<<<<

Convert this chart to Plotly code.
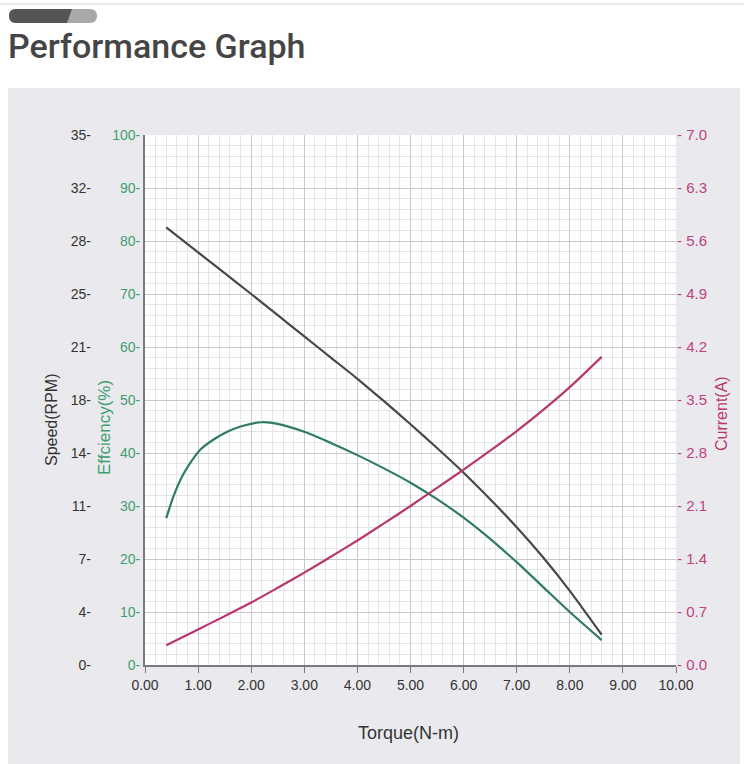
import plotly.graph_objects as go

W, H = 744, 764

# ---- data ----
torque_speed = [0.4, 1.0, 1.5, 2.0, 2.5, 3.0, 3.5, 4.0, 4.5, 5.0, 5.5, 6.0, 6.5, 7.0, 7.5, 8.0, 8.6]
speed_rpm = [28.9, 27.25, 25.88, 24.5, 23.1, 21.7, 20.3, 18.9, 17.42, 15.9, 14.33, 12.7,
             10.95, 9.1, 7.1, 4.9, 2.0]

torque_eff = [0.4, 0.55, 0.7, 0.85, 1.05, 1.3, 1.55, 1.8, 2.2, 2.5, 3.0, 3.5, 4.0, 4.5,
              5.0, 5.5, 6.0, 6.5, 7.0, 7.5, 8.0, 8.6]
efficiency_pct = [27.7, 32.2, 35.6, 38.1, 40.7, 42.6, 44.0, 45.0, 45.8, 45.5, 44.0, 41.9,
                  39.6, 37.1, 34.4, 31.3, 27.8, 23.8, 19.4, 14.7, 10.0, 4.7]

torque_cur = [0.4, 1.0, 1.5, 2.0, 2.5, 3.0, 3.5, 4.0, 4.5, 5.0, 5.5, 6.0, 6.5, 7.0, 7.5, 8.0, 8.6]
current_a = [0.26, 0.47, 0.645, 0.825, 1.02, 1.22, 1.43, 1.645, 1.87, 2.10, 2.34, 2.58,
             2.83, 3.09, 3.37, 3.67, 4.07]

speed_tickvals = [0, 3.5, 7, 10.5, 14, 17.5, 21, 24.5, 28, 31.5, 35]
speed_ticktext = ["0", "4", "7", "11", "14", "18", "21", "25", "28", "32", "35"]

title_text = "Performance Graph"
x_title = "Torque(N-m)"
speed_title = "Speed(RPM)"
eff_title = "Effciency(%)"
cur_title = "Current(A)"

# ---- styles ----
C_SPEED = "#484848"
C_EFF = "#2f7d5c"
C_CUR = "#b8376e"
C_EFF_TXT = "#3f9e6e"
C_CUR_TXT = "#c0407e"
FONT = "Liberation Sans, Arial, sans-serif"
PANEL = "#eaeaee"


def fx(px):
    return px / W


def fy(py):
    return 1 - py / H


def pt(px, py):
    return f"{fx(px):.5f},{fy(py):.5f}"


fig = go.Figure()
fig.add_trace(go.Scatter(x=torque_speed, y=speed_rpm, yaxis="y2", mode="lines",
                         line=dict(color=C_SPEED, width=2.2, shape="spline", smoothing=0.7),
                         hoverinfo="skip", showlegend=False))
fig.add_trace(go.Scatter(x=torque_eff, y=efficiency_pct, yaxis="y", mode="lines",
                         line=dict(color=C_EFF, width=2.2, shape="spline", smoothing=0.8),
                         hoverinfo="skip", showlegend=False))
fig.add_trace(go.Scatter(x=torque_cur, y=current_a, yaxis="y3", mode="lines",
                         line=dict(color=C_CUR, width=2.2, shape="spline", smoothing=0.7),
                         hoverinfo="skip", showlegend=False))

ydom = [fy(665), fy(135)]

fig.update_layout(
    width=W, height=H, autosize=False,
    margin=dict(l=0, r=0, t=0, b=0, pad=0, autoexpand=False),
    paper_bgcolor=PANEL,
    plot_bgcolor="white",
    font=dict(family=FONT, size=14, color="#333333"),
    xaxis=dict(
        domain=[fx(145), fx(676)], range=[0, 10], dtick=1, tick0=0, automargin=False,
        tickformat=".2f", showline=True, linecolor="#7a7a7a", linewidth=2,
        ticks="outside", ticklen=6, tickwidth=1, tickcolor="#777777",
        showgrid=True, gridcolor="#c9c9c9", gridwidth=1, zeroline=False,
        minor=dict(dtick=0.2, tick0=0, showgrid=True, gridcolor="#e5e5e5", gridwidth=1, ticks=""),
        tickfont=dict(size=14, color="#333333"),
        fixedrange=True,
    ),
    yaxis=dict(
        domain=ydom, range=[0, 100], dtick=10, tick0=0, ticksuffix="-", automargin=False,
        showline=True, linecolor="#7a7a7a", linewidth=2, ticks="",
        showgrid=True, gridcolor="#c9c9c9", gridwidth=1, zeroline=False,
        minor=dict(dtick=2, tick0=0, showgrid=True, gridcolor="#e5e5e5", gridwidth=1, ticks=""),
        tickfont=dict(size=14, color=C_EFF_TXT),
        fixedrange=True,
    ),
    yaxis2=dict(
        overlaying="y", anchor="free", position=fx(91), side="left", automargin=False,
        range=[0, 35], tickmode="array", tickvals=speed_tickvals,
        ticktext=[t + "-" for t in speed_ticktext],
        showline=False, ticks="", showgrid=False, zeroline=False,
        tickfont=dict(size=14, color="#333333"),
        fixedrange=True,
    ),
    yaxis3=dict(
        overlaying="y", anchor="x", side="right", automargin=False,
        range=[0, 7], dtick=0.7, tick0=0, tickformat=".1f", tickprefix="- ",
        showline=False, ticks="", showgrid=False, zeroline=False,
        tickfont=dict(size=15, color=C_CUR_TXT),
        fixedrange=True,
    ),
)

# header background and side strips
shapes = [
    dict(type="rect", xref="paper", yref="paper", x0=0, x1=1, y0=fy(88), y1=1,
         fillcolor="white", line=dict(width=0), layer="below"),
    dict(type="rect", xref="paper", yref="paper", x0=0, x1=fx(8), y0=0, y1=fy(88),
         fillcolor="white", line=dict(width=0), layer="below"),
    dict(type="rect", xref="paper", yref="paper", x0=fx(740), x1=1, y0=0, y1=fy(88),
         fillcolor="white", line=dict(width=0), layer="below"),
    dict(type="line", xref="paper", yref="paper", x0=0, x1=1, y0=fy(4), y1=fy(4),
         line=dict(color="#e2e2e2", width=1.5)),
]
# pill icon
r = 7
x0, x1, y0, y1 = 9, 97, 9, 23
light = (f"M{pt(x0 + r, y0)} L{pt(x1 - r, y0)} Q{pt(x1, y0)} {pt(x1, (y0 + y1) / 2)} "
         f"Q{pt(x1, y1)} {pt(x1 - r, y1)} L{pt(x0 + r, y1)} Q{pt(x0, y1)} {pt(x0, (y0 + y1) / 2)} "
         f"Q{pt(x0, y0)} {pt(x0 + r, y0)} Z")
dark = (f"M{pt(x0 + r, y0)} L{pt(72, y0)} L{pt(67, y1)} L{pt(x0 + r, y1)} "
        f"Q{pt(x0, y1)} {pt(x0, (y0 + y1) / 2)} Q{pt(x0, y0)} {pt(x0 + r, y0)} Z")
shapes.append(dict(type="path", xref="paper", yref="paper", path=light,
                   fillcolor="#a9a9a9", line=dict(width=0)))
shapes.append(dict(type="path", xref="paper", yref="paper", path=dark,
                   fillcolor="#555555", line=dict(width=0)))
fig.update_layout(shapes=shapes)

annotations = [
    dict(text=title_text, xref="paper", yref="paper", x=fx(6), y=fy(46),
         xanchor="left", yanchor="middle", showarrow=False,
         font=dict(family="Roboto, sans-serif", size=34, color="#454545", weight=500)),
    dict(text=x_title, xref="paper", yref="paper", x=fx(409), y=fy(733),
         xanchor="center", yanchor="middle", showarrow=False,
         font=dict(family=FONT, size=18, color="#333333")),
    dict(text=speed_title, xref="paper", yref="paper", x=fx(51), y=fy(420),
         xanchor="center", yanchor="middle", showarrow=False, textangle=-90,
         font=dict(family=FONT, size=16, color="#333333")),
    dict(text=eff_title, xref="paper", yref="paper", x=fx(104), y=fy(427),
         xanchor="center", yanchor="middle", showarrow=False, textangle=-90,
         font=dict(family=FONT, size=17, color=C_EFF_TXT)),
    dict(text=cur_title, xref="paper", yref="paper", x=fx(721), y=fy(414),
         xanchor="center", yanchor="middle", showarrow=False, textangle=-90,
         font=dict(family=FONT, size=16, color=C_CUR)),
]
fig.update_layout(annotations=annotations)

post = ("document.documentElement.style.margin='0';document.body.style.margin='0';"
        "document.body.style.padding='0';document.body.style.overflow='hidden';")

fig.write_html("out.html", config={"responsive": False, "displayModeBar": False},
               post_script=post)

>>>>

- _WRITTEN INSTRUCTION_: Reproduce exactly the run of lines that opens the listing and closes with the line holding "10.95, 9.1, 7.1, 4.9, 2.0]". Pictures are excluded.

- _FULL SOLUTION_:
Convert this chart to Plotly code.
import plotly.graph_objects as go

W, H = 744, 764

# ---- data ----
torque_speed = [0.4, 1.0, 1.5, 2.0, 2.5, 3.0, 3.5, 4.0, 4.5, 5.0, 5.5, 6.0, 6.5, 7.0, 7.5, 8.0, 8.6]
speed_rpm = [28.9, 27.25, 25.88, 24.5, 23.1, 21.7, 20.3, 18.9, 17.42, 15.9, 14.33, 12.7,
             10.95, 9.1, 7.1, 4.9, 2.0]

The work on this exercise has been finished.